Take the material below and retype it in full; pictures are left out.

+===+

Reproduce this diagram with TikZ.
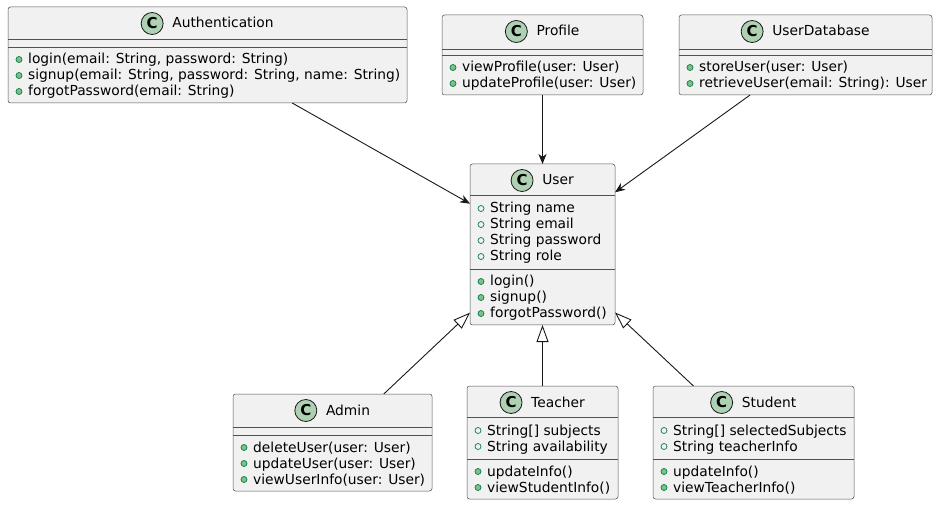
\documentclass[tikz,border=0pt]{standalone}
\usepackage{fontspec}
\setmainfont{DejaVu Sans}
\usetikzlibrary{arrows.meta,calc}
\definecolor{boxfill}{HTML}{F1F1F1}
\definecolor{boxline}{HTML}{181818}
\definecolor{iconfill}{HTML}{ADD1B2}
\definecolor{dotfill}{HTML}{84BE84}
\definecolor{dotline}{HTML}{038048}
\tikzset{
  classbox/.style={draw=boxline!75, fill=boxfill, line width=0.5bp, rounded corners=2.5bp, inner sep=0pt, outer sep=0pt},
  sepline/.style={draw=boxline!75, line width=0.5bp},
  titletext/.style={inner sep=0pt, font=\fontsize{13.8bp}{16bp}\selectfont},
  member/.style={inner sep=0pt, font=\fontsize{13.8bp}{16bp}\selectfont},
  cicon/.style={circle, draw=boxline, fill=iconfill, line width=0.8bp, minimum size=22bp, inner sep=0pt, font=\fontsize{15bp}{15bp}\selectfont\bfseries},
  methdot/.style={fill=dotfill, draw=dotline, line width=0.7bp},
  attrdot/.style={draw=dotline, line width=0.7bp},
  assoc/.style={draw=boxline, line width=0.9bp, -{Stealth[length=10bp, width=8bp, inset=3bp]}},
  generalization/.style={draw=boxline, line width=0.9bp, -{Triangle[open, length=17bp, width=12bp]}}
}
\newcommand\umlclass[6]{%
  \node[classbox, minimum width={(#4-#2)*1bp}, minimum height={(#5-#3)*1bp}] (#1) at ({(#2+#4)/2},{(#3+#5)/2}) {};
  \node[titletext, anchor=base] (#1-t) at ({(#2+#4)/2+15.5},{#3+21}) {#6};
  \coordinate (#1-cx) at ($(#1-t.west)+(-20,0)$);
  \coordinate (#1-cy) at (0,{#3+16.5});
  \node[cicon] (#1-c) at (#1-cx |- #1-cy) {C};
}
\newcommand\umlsep[3]{\draw[sepline] (#1,#3) -- (#2,#3);}
\newcommand\umlmeth[4]{%
  \node[member, anchor=base west] (#1) at ({#2+20},#3) {#4};
  \filldraw[methdot] ({#2+11},{#3-4.5}) circle (3bp);
}
\newcommand\umlattr[4]{%
  \node[member, anchor=base west] (#1) at ({#2+20},#3) {#4};
  \draw[attrdot] ({#2+11},{#3-4.5}) circle (3bp);
}
\begin{document}
\begin{tikzpicture}[x=1bp, y=-1bp]
\useasboundingbox (0,0) rectangle (938,505);

% Authentication
\umlclass{auth}{8}{7}{407}{103}{Authentication}
\umlsep{8}{407}{39}\umlsep{8}{407}{47}
\umlmeth{auth-m1}{8}{64}{login(email: String, password: String)}
\umlmeth{auth-m2}{8}{80}{signup(email: String, password: String, name: String)}
\umlmeth{auth-m3}{8}{96}{forgotPassword(email: String)}

% Profile
\umlclass{prof}{442}{15}{643}{95}{Profile}
\umlsep{442}{643}{49}\umlsep{442}{643}{55}
\umlmeth{prof-m1}{442}{72}{viewProfile(user: User)}
\umlmeth{prof-m2}{442}{88}{updateProfile(user: User)}

% UserDatabase
\umlclass{udb}{679}{15}{932}{95}{UserDatabase}
\umlsep{679}{932}{49}\umlsep{679}{932}{55}
\umlmeth{udb-m1}{679}{72}{storeUser(user: User)}
\umlmeth{udb-m2}{679}{88}{retrieveUser(email: String): User}

% User
\umlclass{user}{470}{164}{615}{325}{User}
\umlsep{470}{615}{195}\umlsep{470}{615}{269}
\umlattr{user-a1}{470}{213}{String name}
\umlattr{user-a2}{470}{229}{String email}
\umlattr{user-a3}{470}{245}{String password}
\umlattr{user-a4}{470}{261}{String role}
\umlmeth{user-m1}{470}{286}{login()}
\umlmeth{user-m2}{470}{302}{signup()}
\umlmeth{user-m3}{470}{318}{forgotPassword()}

% Admin
\umlclass{admin}{233}{394}{432}{491}{Admin}
\umlsep{233}{432}{427}\umlsep{233}{432}{435}
\umlmeth{admin-m1}{233}{452}{deleteUser(user: User)}
\umlmeth{admin-m2}{233}{468}{updateUser(user: User)}
\umlmeth{admin-m3}{233}{484}{viewUserInfo(user: User)}

% Teacher
\umlclass{teach}{467}{386}{618}{499}{Teacher}
\umlsep{467}{618}{417}\umlsep{467}{618}{459}
\umlattr{teach-a1}{467}{435}{String[] subjects}
\umlattr{teach-a2}{467}{451}{String availability}
\umlmeth{teach-m1}{467}{476}{updateInfo()}
\umlmeth{teach-m2}{467}{492}{viewStudentInfo()}

% Student
\umlclass{stud}{653}{386}{854}{499}{Student}
\umlsep{653}{854}{417}\umlsep{653}{854}{459}
\umlattr{stud-a1}{653}{435}{String[] selectedSubjects}
\umlattr{stud-a2}{653}{451}{String teacherInfo}
\umlmeth{stud-m1}{653}{476}{updateInfo()}
\umlmeth{stud-m2}{653}{492}{viewTeacherInfo()}

% connectors
\draw[assoc] (auth) -- (user);
\draw[assoc] (prof) -- (user);
\draw[assoc] (udb) -- (user);
\draw[generalization] (admin) -- (user);
\draw[generalization] (teach) -- (user);
\draw[generalization] (stud) -- (user);
\end{tikzpicture}
\end{document}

+===+

* Answer to this task:
Reproduce this diagram with TikZ.
\documentclass[tikz,border=0pt]{standalone}
\usepackage{fontspec}
\setmainfont{DejaVu Sans}
\usetikzlibrary{arrows.meta,calc}
\definecolor{boxfill}{HTML}{F1F1F1}
\definecolor{boxline}{HTML}{181818}
\definecolor{iconfill}{HTML}{ADD1B2}
\definecolor{dotfill}{HTML}{84BE84}
\definecolor{dotline}{HTML}{038048}
\tikzset{
  classbox/.style={draw=boxline!75, fill=boxfill, line width=0.5bp, rounded corners=2.5bp, inner sep=0pt, outer sep=0pt},
  sepline/.style={draw=boxline!75, line width=0.5bp},
  titletext/.style={inner sep=0pt, font=\fontsize{13.8bp}{16bp}\selectfont},
  member/.style={inner sep=0pt, font=\fontsize{13.8bp}{16bp}\selectfont},
  cicon/.style={circle, draw=boxline, fill=iconfill, line width=0.8bp, minimum size=22bp, inner sep=0pt, font=\fontsize{15bp}{15bp}\selectfont\bfseries},
  methdot/.style={fill=dotfill, draw=dotline, line width=0.7bp},
  attrdot/.style={draw=dotline, line width=0.7bp},
  assoc/.style={draw=boxline, line width=0.9bp, -{Stealth[length=10bp, width=8bp, inset=3bp]}},
  generalization/.style={draw=boxline, line width=0.9bp, -{Triangle[open, length=17bp, width=12bp]}}
}
\newcommand\umlclass[6]{%
  \node[classbox, minimum width={(#4-#2)*1bp}, minimum height={(#5-#3)*1bp}] (#1) at ({(#2+#4)/2},{(#3+#5)/2}) {};
  \node[titletext, anchor=base] (#1-t) at ({(#2+#4)/2+15.5},{#3+21}) {#6};
  \coordinate (#1-cx) at ($(#1-t.west)+(-20,0)$);
  \coordinate (#1-cy) at (0,{#3+16.5});
  \node[cicon] (#1-c) at (#1-cx |- #1-cy) {C};
}
\newcommand\umlsep[3]{\draw[sepline] (#1,#3) -- (#2,#3);}
\newcommand\umlmeth[4]{%
  \node[member, anchor=base west] (#1) at ({#2+20},#3) {#4};
  \filldraw[methdot] ({#2+11},{#3-4.5}) circle (3bp);
}
\newcommand\umlattr[4]{%
  \node[member, anchor=base west] (#1) at ({#2+20},#3) {#4};
  \draw[attrdot] ({#2+11},{#3-4.5}) circle (3bp);
}
\begin{document}
\begin{tikzpicture}[x=1bp, y=-1bp]
\useasboundingbox (0,0) rectangle (938,505);

% Authentication
\umlclass{auth}{8}{7}{407}{103}{Authentication}
\umlsep{8}{407}{39}\umlsep{8}{407}{47}
\umlmeth{auth-m1}{8}{64}{login(email: String, password: String)}
\umlmeth{auth-m2}{8}{80}{signup(email: String, password: String, name: String)}
\umlmeth{auth-m3}{8}{96}{forgotPassword(email: String)}

% Profile
\umlclass{prof}{442}{15}{643}{95}{Profile}
\umlsep{442}{643}{49}\umlsep{442}{643}{55}
\umlmeth{prof-m1}{442}{72}{viewProfile(user: User)}
\umlmeth{prof-m2}{442}{88}{updateProfile(user: User)}

% UserDatabase
\umlclass{udb}{679}{15}{932}{95}{UserDatabase}
\umlsep{679}{932}{49}\umlsep{679}{932}{55}
\umlmeth{udb-m1}{679}{72}{storeUser(user: User)}
\umlmeth{udb-m2}{679}{88}{retrieveUser(email: String): User}

% User
\umlclass{user}{470}{164}{615}{325}{User}
\umlsep{470}{615}{195}\umlsep{470}{615}{269}
\umlattr{user-a1}{470}{213}{String name}
\umlattr{user-a2}{470}{229}{String email}
\umlattr{user-a3}{470}{245}{String password}
\umlattr{user-a4}{470}{261}{String role}
\umlmeth{user-m1}{470}{286}{login()}
\umlmeth{user-m2}{470}{302}{signup()}
\umlmeth{user-m3}{470}{318}{forgotPassword()}

% Admin
\umlclass{admin}{233}{394}{432}{491}{Admin}
\umlsep{233}{432}{427}\umlsep{233}{432}{435}
\umlmeth{admin-m1}{233}{452}{deleteUser(user: User)}
\umlmeth{admin-m2}{233}{468}{updateUser(user: User)}
\umlmeth{admin-m3}{233}{484}{viewUserInfo(user: User)}

% Teacher
\umlclass{teach}{467}{386}{618}{499}{Teacher}
\umlsep{467}{618}{417}\umlsep{467}{618}{459}
\umlattr{teach-a1}{467}{435}{String[] subjects}
\umlattr{teach-a2}{467}{451}{String availability}
\umlmeth{teach-m1}{467}{476}{updateInfo()}
\umlmeth{teach-m2}{467}{492}{viewStudentInfo()}

% Student
\umlclass{stud}{653}{386}{854}{499}{Student}
\umlsep{653}{854}{417}\umlsep{653}{854}{459}
\umlattr{stud-a1}{653}{435}{String[] selectedSubjects}
\umlattr{stud-a2}{653}{451}{String teacherInfo}
\umlmeth{stud-m1}{653}{476}{updateInfo()}
\umlmeth{stud-m2}{653}{492}{viewTeacherInfo()}

% connectors
\draw[assoc] (auth) -- (user);
\draw[assoc] (prof) -- (user);
\draw[assoc] (udb) -- (user);
\draw[generalization] (admin) -- (user);
\draw[generalization] (teach) -- (user);
\draw[generalization] (stud) -- (user);
\end{tikzpicture}
\end{document}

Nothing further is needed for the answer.